イグザクティテューズ

HAPPENINGText: Ania Markham

私が今まで見た中で最も忘れ難いウィンドウ・ディスプレイの一つは、「イグザクティテューズ」という本のためのものだった。アムステルダムのアテーネウムという書店には、本から湧き出るイメージをそれらの窓に飾り付けするという驚くほど美しく、シンプルな考えがあった。人々はそれを見ないで通り過ぎることはなかった。そして、その夜は猛烈に雨が降っていたが、人々はガラスに顔を近づけ、ショーウインドウの中を指で差したり、それについて話していた。

では、彼らは一体何を見ていたのだろうか?簡単に言うと、それはお互いが全くそっくりな人を選抜に選抜を重ねたものである。私は、サブカルチャーに関しては鋭い批評眼があると思うが、今回見せられたものに欠点はなかった。私は個人的に、イグザクティテューズの成功の理由は、どの「集団」を取り上げるべきかの選択に、またその集団の中にどのメンバーを入れるかに洞察力が満ちていたこと、であると思う。だから、アリ(イグザクティテューズの中のロッテルダムデュオの一人)がインタビューに迅速に応じてくれたときの私の興奮を想像いただけるであろう。

イグザクティテューズは、1994年に写真家のアリ・ヴェルスルイスとスタイリストのエリー・イッテンブロークが、KPN(オランダの通信会社)のキャンペーンでテレホン・カードなどに若者風のイメージをデザインするのを思いついた事から始まった。当時ロッテルダムは、ガバと呼ばれる労働者階級の若者文化が広まっている中心地だった。 アリはそれらを、『イタリアのキャンディで着色したようなトラックスーツに身を包んだ連中。大胆で、潔癖な恐怖。ハードコアミュージック、bpm180のXTCへの傾倒』と描写した。彼らは数人のガバの写真を撮ってすぐに、彼らが皆同じに見え、区別がつかないと気づいたのだ!アリたちは周囲にカモフラージュすることによって、外観上何百もの同じような写真を撮ることができた。そこで、彼らにはある考えが生まれた。

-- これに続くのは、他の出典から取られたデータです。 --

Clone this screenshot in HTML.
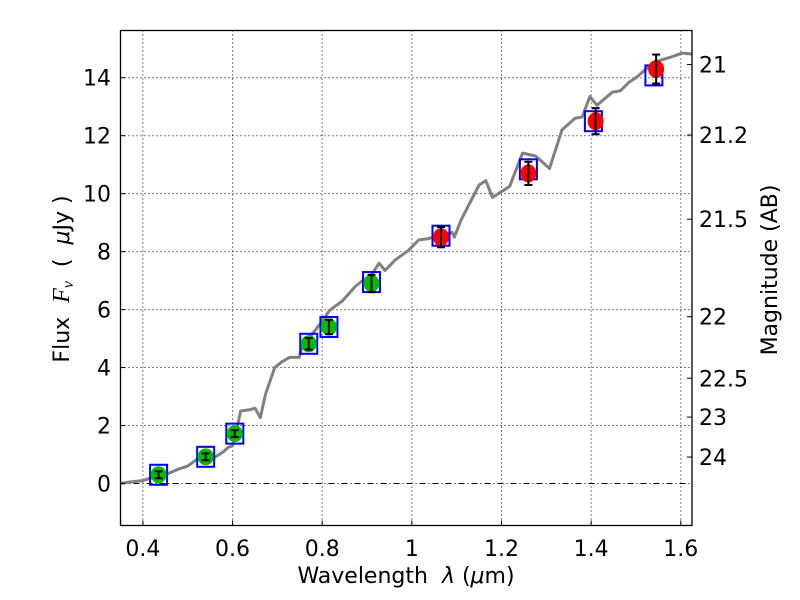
<!DOCTYPE html>
<html><head><meta charset="utf-8"><style>
body{margin:0;background:#fff;}
svg{display:block;font-family:"DejaVu Sans","Liberation Sans",sans-serif;}
text{white-space:pre;}
</style></head><body>
<svg id="chart" width="800" height="600" viewBox="0 0 800 600">
<rect width="800" height="600" fill="#fff"/>
<g id="grid"></g>
<g id="plot"></g>
<rect x="120.5" y="30.5" width="571.5" height="495" fill="none" stroke="#000" stroke-width="1.3"/>
<g id="axes"></g>
<text x="406" y="583" font-size="22" text-anchor="middle">Wavelength  <tspan font-style="italic">λ</tspan> (<tspan font-style="italic">μ</tspan>m)</text>
<text transform="translate(69,279) rotate(-90)" font-size="22" text-anchor="middle">Flux  <tspan font-family="Liberation Serif" font-style="italic" font-size="24">F</tspan><tspan font-family="Liberation Serif" font-style="italic" font-size="16" dy="4">ν</tspan><tspan dy="-4">  (  </tspan><tspan font-style="italic">μ</tspan>Jy )</text>
<text transform="translate(777,270) rotate(-90)" font-size="22" text-anchor="middle">Magnitude (AB)</text>
</svg>
<script>
const xTicks=[0.4,0.6,0.8,1.0,1.2,1.4,1.6];
const xTickLabels=["0.4","0.6","0.8","1","1.2","1.4","1.6"];
const yTicks=[0,2,4,6,8,10,12,14];
const magTicks=[21,21.2,21.5,22,22.5,23,24];
const magTickLabels=["21","21.2","21.5","22","22.5","23","24"];
const specLam=[0.35,0.37,0.4,0.42,0.45,0.48,0.5,0.52,0.55,0.57,0.58,0.59,0.6,0.61,0.618,0.64,0.65,0.662,0.674,0.694,0.71,0.727,0.749,0.756,0.78,0.8,0.816,0.845,0.874,0.89,0.91,0.927,0.94,0.962,0.993,1.015,1.037,1.06,1.09,1.095,1.11,1.15,1.165,1.18,1.218,1.247,1.276,1.307,1.335,1.364,1.38,1.397,1.413,1.447,1.465,1.485,1.5,1.53,1.553,1.575,1.604,1.625];
const specFlux=[0.0,0.05,0.1,0.2,0.3,0.5,0.6,0.83,0.8,1.0,1.1,1.25,1.3,1.9,2.5,2.55,2.6,2.27,3.1,4.0,4.2,4.35,4.35,4.8,5.2,5.6,5.97,6.3,6.8,7.0,7.2,7.6,7.35,7.7,8.05,8.4,8.45,8.55,8.66,8.5,9.1,10.3,10.45,9.87,10.25,11.4,11.3,10.87,12.2,12.6,12.65,13.35,13.05,13.5,13.55,13.85,14.0,14.4,14.6,14.7,14.85,14.82];
const greenLam=[0.435,0.54,0.605,0.77,0.815,0.91];
const greenFlux=[0.3,0.92,1.72,4.82,5.4,6.9];
const greenErr=[0.12,0.12,0.12,0.2,0.25,0.3];
const redLam=[1.065,1.26,1.41,1.545];
const redFlux=[8.5,10.7,12.5,14.3];
const redErr=[0.35,0.4,0.45,0.5];
const boxLam=[0.435,0.54,0.605,0.77,0.815,0.91,1.065,1.26,1.405,1.54];
const boxFlux=[0.3,0.92,1.72,4.82,5.4,6.95,8.55,10.84,12.5,14.08];

const X0=120.5,X1=692,Y0=30.5,Y1=525.5;
const xmin=0.35,xmax=1.625,ymin=-1.45,ymax=15.63;
const sx=v=>X0+(v-xmin)/(xmax-xmin)*(X1-X0);
const sy=v=>Y1-(v-ymin)/(ymax-ymin)*(Y1-Y0);
const NS="http://www.w3.org/2000/svg";
function mk(tag,attrs,parent){const e=document.createElementNS(NS,tag);for(const k in attrs)e.setAttribute(k,attrs[k]);parent.appendChild(e);return e;}
const grid=document.getElementById('grid'),plot=document.getElementById('plot'),axes=document.getElementById('axes');

xTicks.forEach((t,i)=>{
  const x=sx(t);
  const g=mk('line',{x1:x,x2:x,y1:Y0,y2:Y1,stroke:'#000','stroke-width':1,'stroke-dasharray':'1,3'},grid);
  
  
  const tk=mk('line',{x1:x,x2:x,y1:Y1,y2:Y1-5,stroke:'#000'},axes);
  
  
  const lb=mk('text',{x:x,y:556,'font-size':22,'text-anchor':'middle'},axes);
  lb.textContent=xTickLabels[i];
  
  
});
yTicks.forEach(t=>{
  const y=sy(t);
  const g=mk('line',{x1:X0,x2:X1,y1:y,y2:y,stroke:'#000','stroke-width':1,'stroke-dasharray':t===0?'6,3,1,3':'1,3'},grid);
  
  
  const tk=mk('line',{x1:X0,x2:X0+5,y1:y,y2:y,stroke:'#000'},axes);
  
  
  const lb=mk('text',{x:111,y:y+8,'font-size':22,'text-anchor':'end'},axes);
  lb.textContent=String(t);
  
  
});
const magFlux=m=>Math.pow(10,(23.9-m)/2.5);
magTicks.forEach((m,i)=>{
  const y=sy(magFlux(m));
  const tk=mk('line',{x1:X1-5,x2:X1,y1:y,y2:y,stroke:'#000'},axes);
  
  
  const lb=mk('text',{x:699,y:y+8,'font-size':22},axes);
  lb.textContent=magTickLabels[i];
  
  
});

const pts=specLam.map((l,i)=>sx(l).toFixed(1)+','+sy(specFlux[i]).toFixed(1)).join(' ');
const sp=mk('polyline',{points:pts,fill:'none',stroke:'#808080','stroke-width':3,'stroke-linejoin':'round'},plot);



function errbar(l,f,e){
  const x=sx(l),y1=sy(f-e),y2=sy(f+e);
  const g=mk('g',{stroke:'#000','stroke-width':2},plot);
  
  
  mk('line',{x1:x,x2:x,y1:y1,y2:y2},g);
  mk('line',{x1:x-4,x2:x+4,y1:y1,y2:y1},g);
  mk('line',{x1:x-4,x2:x+4,y1:y2,y2:y2},g);
}
boxLam.forEach((l,i)=>{
  const b=mk('rect',{x:sx(l)-8.5,y:sy(boxFlux[i])-10,width:17,height:20,fill:'none',stroke:'#0000ff','stroke-width':2},plot);
  
  
});
greenLam.forEach((l,i)=>{
  const c=mk('ellipse',{cx:sx(l),cy:sy(greenFlux[i]),rx:8,ry:8.5,fill:'#00bb00'},plot);
  
  
  errbar(l,greenFlux[i],greenErr[i]);
});
redLam.forEach((l,i)=>{
  const c=mk('ellipse',{cx:sx(l),cy:sy(redFlux[i]),rx:8,ry:9,fill:'#ff0000'},plot);
  
  
  errbar(l,redFlux[i],redErr[i]);
});
</script>
</body></html>
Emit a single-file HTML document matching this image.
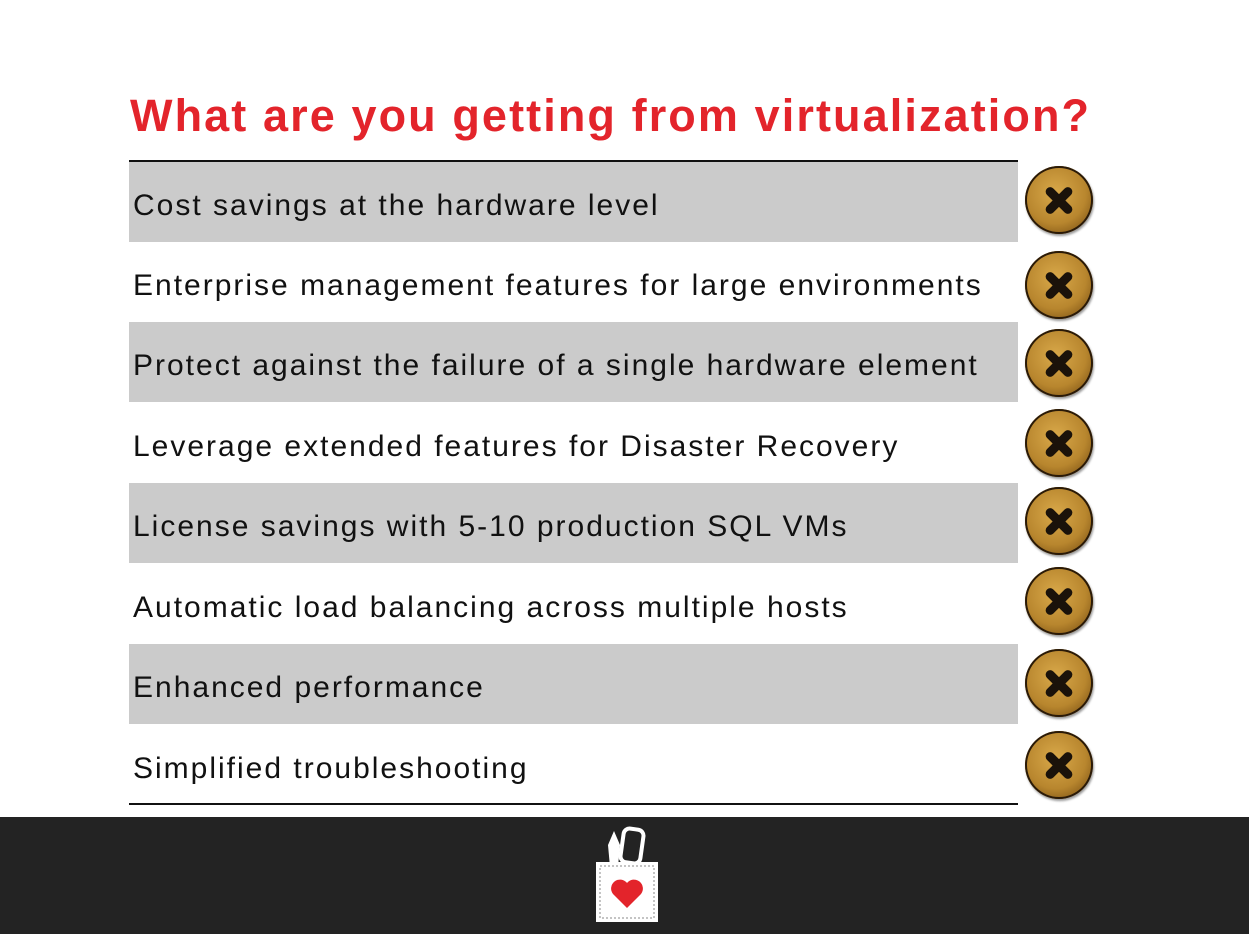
<!DOCTYPE html>
<html><head><style>
body{margin:0;width:1249px;height:934px;background:#fff;position:relative;overflow:hidden;font-family:"Liberation Sans",sans-serif}
h1{position:absolute;left:130px;top:90px;margin:0;font-size:45px;font-weight:bold;color:#e3242b;letter-spacing:2.1px;white-space:nowrap}
.line{position:absolute;left:129px;width:889px;height:2px;background:#111}
.row{position:absolute;left:129px;width:889px;height:80px;font-size:30px;color:#111;line-height:88px;padding-left:4px;box-sizing:border-box;white-space:nowrap;letter-spacing:2px}
.g{background:#cbcbcb}
.ic{position:absolute;left:1025px;width:68px;height:68px;border-radius:50%;background:radial-gradient(circle at 45% 40%,#d9a94a 0%,#b8862e 55%,#8a5e1a 80%,#5a3a10 100%);box-shadow:0 0 0 2px #2a1a08 inset,1px 2px 2px rgba(0,0,0,.4)}
.ic:before,.ic:after{content:"";position:absolute;left:17px;top:30px;width:34px;height:9px;background:#1a120a;border-radius:5px;transform:rotate(45deg)}
.ic:after{transform:rotate(-45deg)}
.foot{position:absolute;left:0;top:817px;width:1249px;height:117px;background:#232323}
</style></head><body>
<h1>What are you getting from virtualization?</h1>
<div class="line" style="top:160px"></div>
<div class="row g" style="top:162px">Cost savings at the hardware level</div>
<div class="row" style="top:242px">Enterprise management features for large environments</div>
<div class="row g" style="top:322px">Protect against the failure of a single hardware element</div>
<div class="row" style="top:403px">Leverage extended features for Disaster Recovery</div>
<div class="row g" style="top:483px">License savings with 5-10 production SQL VMs</div>
<div class="row" style="top:564px">Automatic load balancing across multiple hosts</div>
<div class="row g" style="top:644px">Enhanced performance</div>
<div class="row" style="top:725px">Simplified troubleshooting</div>
<div class="line" style="top:803px"></div>
<div class="ic" style="top:166px"></div>
<div class="ic" style="top:251px"></div>
<div class="ic" style="top:329px"></div>
<div class="ic" style="top:409px"></div>
<div class="ic" style="top:487px"></div>
<div class="ic" style="top:567px"></div>
<div class="ic" style="top:649px"></div>
<div class="ic" style="top:731px"></div>
<div class="foot">
<svg width="1249" height="117" style="position:absolute;left:0;top:0">
<polygon points="608,28 614,14 620,28 618,50 610,50" fill="#fff"/>
<rect x="622" y="12" width="20" height="34" rx="6" fill="none" stroke="#fff" stroke-width="4" transform="rotate(8 632 29)"/>
<rect x="596" y="45" width="62" height="60" fill="#fff"/>
<rect x="600" y="49" width="54" height="52" fill="none" stroke="#888" stroke-width="1" stroke-dasharray="2,2"/>
<path d="M627,91 L613,77 A8,8 0 0 1 627,66 A8,8 0 0 1 641,77 Z" fill="#e3242b"/>
</svg>
</div>
</body></html>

アリとエリーは「単一化されたアイデンティティ」で統一されたグループを更に捜し出して、グループ自体のアイデンティティを仮定することで他人と自分を区別する事の皮肉を見つけようとした。彼らの調査により皮革商、マサラス、おばあさん達、およびゲーム好きな少年達の代表的なグループがいくつか選び出された。